Young Futures Hubs aim to bring together services to improve access to opportunities and support for young people at community level. In July 2025, the Prime Minister set out plans to open 50 hubs over the next four years. £2 million has been made available to eight local authorities this financial year to design and implement ‘early adopter’ Young Futures Hubs, in: Nottingham, Tower Hamlets, County Durham, Manchester, Birmingham, Brighton and Hove, Bristol, and Leeds. 

Our view 

Despite welcome language around prevention, our concern remains that an over-investment in policing to the detriment of well-funded, community-based children and young adult provision continues to entrench feelings amongst young adults of being overpoliced and disinvested in. Instead, the police should support diversions from the justice system for young adults, and maximise opportunities to move away from crime and develop positive identities as they navigate the transition to adulthood.  

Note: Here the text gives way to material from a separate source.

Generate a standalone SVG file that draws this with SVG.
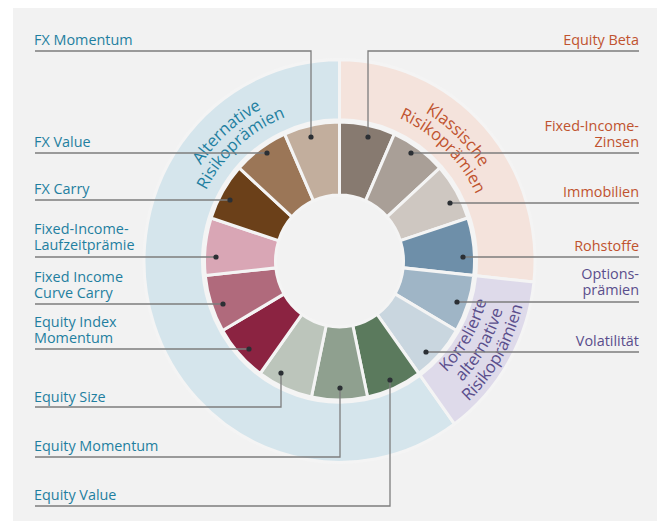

The ‘bobbies on the beat’ community policing angle, referenced within the White Paper with the commitment to deliver 13,000 additional neighbourhood policing personnel in police forces across England and Wales, comes from a place of viewing increased police presence as a safety measure, ignoring the reality that many young adults – particularly marginalised and overpoliced communities including racially minoritised people, girls and young women, those with care experience and people from socioeconomically deprived communities – feel less safe, and even victimised by the police. Work to divert young adults away from the criminal justice system cannot be relegated to a specific programme or pilot, but rather requires a whole-systems approach and a rethinking of police contact and response tactics. T2A advocates for the police to receive specific training for managing contact with young adults, particularly on stop and search and when making arrests, and that innovative diversion programmes delivered by grassroots, community-based organisations are commissioned and sustainably funded by the Strategic Authority Mayors and Policing and Crime Boards that will come to replace PCCs. 

The increasing reliance on AI within policing is a cause for serious concern. We already know the racialised nature of facial recognition tools, and the impact this has had on community relationships and trust and confidence in the police, particularly amongst young adults. In a recent visioning workshop with T2A alliance members, supporters, and partners, participants were fearful of algorithmic bias in tools used for risk assessment, sentencing recommendations, and predictive policing, noting that these systems often rely on historical data that reflect existing inequalities, such as over-policing in certain communities. Only recently, a man of South Asian heritage was arrested in Southampton on suspicion of burglary as a result of a facial recognition error, despite being 100 miles away from the scene in Milton Keynes, and the suspect looking ten years younger.  Without careful design and oversight, AI tools can reinforce and perpetuate racial biases. T2A workshop participants called for pre-emptive reform to prevent embedding discrimination into automated decision-making. 

Looking forward 

Our vision is to create a blueprint for a justice system that sees young adults not as problems to be solved or issues to be fixed, but as people shaped by their experiences with incredible capacities to progress, grow, and change. Policing structures, responses and adjoining programmes need to reflect this sentiment, and reform not only their geographic boundaries and use of technology, but approach to young adults from a perspective of compassion and guidance, rather than criminalisation and surveillance. T2A is concerned that reform that is not co-produced with communities will have little positive impact, and hope that the implementation of these proposals includes close consultation with young adults with experience of police contact and the organisations that work with and support them.